20101118

Parte 1 - O cenário

São Paulo é feita de toneladas e toneladas de carne, ferro e concreto. Cada porçãozinha disso não é uma célula, como exigiria a metáfora, não é um pedaço do todo, são todos eus, eus, eus. Por isso a cidade é tão grande e horrível, porque cada prédio é eu, cada muro é eu e todos os eus se fecham dos outros, se escondem, se expõem enquanto eus.
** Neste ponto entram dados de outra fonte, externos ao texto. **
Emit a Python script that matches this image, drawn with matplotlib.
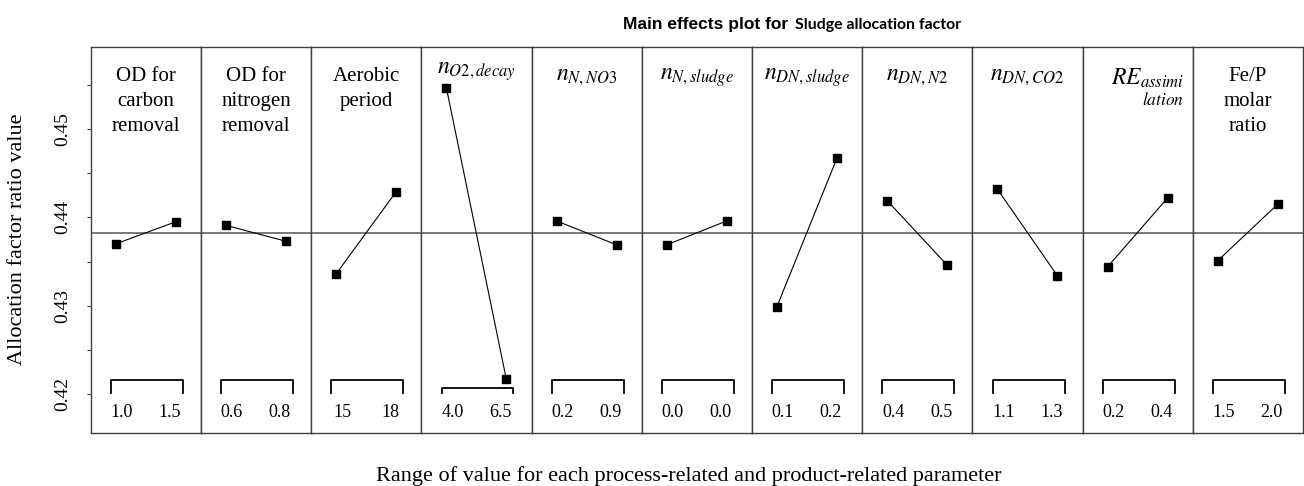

São Paulo tem muros demais e eles falam. Não são as buzinas, não são os motores nem os gritos, não são as risadas que ainda hoje se ouve, são os muros que falam por São Paulo. É o concreto liso que escurece impotente quando as motos zunem, é o tijolo exposto sob a tinta seca que envelhece com a gente, que se repinta porque mente, em que mijam os cães e os bêbados, em que se apóiam as velhinhas e os que esperam o ônibus, tudo isso é grito. Como é grito os desenhos, uns mais bonitos que tudo, outros assim como sujeiras de letras de pontas agudas anunciando amores e ódios.
São Paulo tem carros demais e eles não andam. Os fluxos são orgânicos, os caminhos são os mesmos, os destinos também. Em São Paulo, é assim: o destino ou é Centro ou é Bairro. E sempre demora.
São Paulo tem gente demais e, falem o que falarem, humanidade demais, também. A cidade tolera todo mundo, pena que até os intolerantes. Gente, tem de monte; às vezes, falta gentileza.
São Paulo tem comidas demais e elas vêm de toda parte. E elas ficam por aqui, crescem, se misturam como tudo se mistura em São Paulo, como receitas que nascem e morrem umas nas outras e de que nos orgulhamos como nos envergonhamos de nossa fome, que São Paulo também tem demais.
São Paulo tem males demais e eles são tão nossos quanto o resto. Outras cidades também têm seus problemas, seus Godzilas, suas invasões alienígenas, suas invasões por nazistas, suas invasões por turistas sexuais, suas invasões por ladrões de bicicletas, seus pervertidos no metrô ou o que quer que seja que as outras cidades têm, mas a gente tem nossa pequenez imensa, nossa fartura de miséria, nosso individualismo coletivo, nosso orgulho vira-lata, enfim, nossos oximoros maleducados.
São Paulo tem mais coisas, também, mas são coisas demais.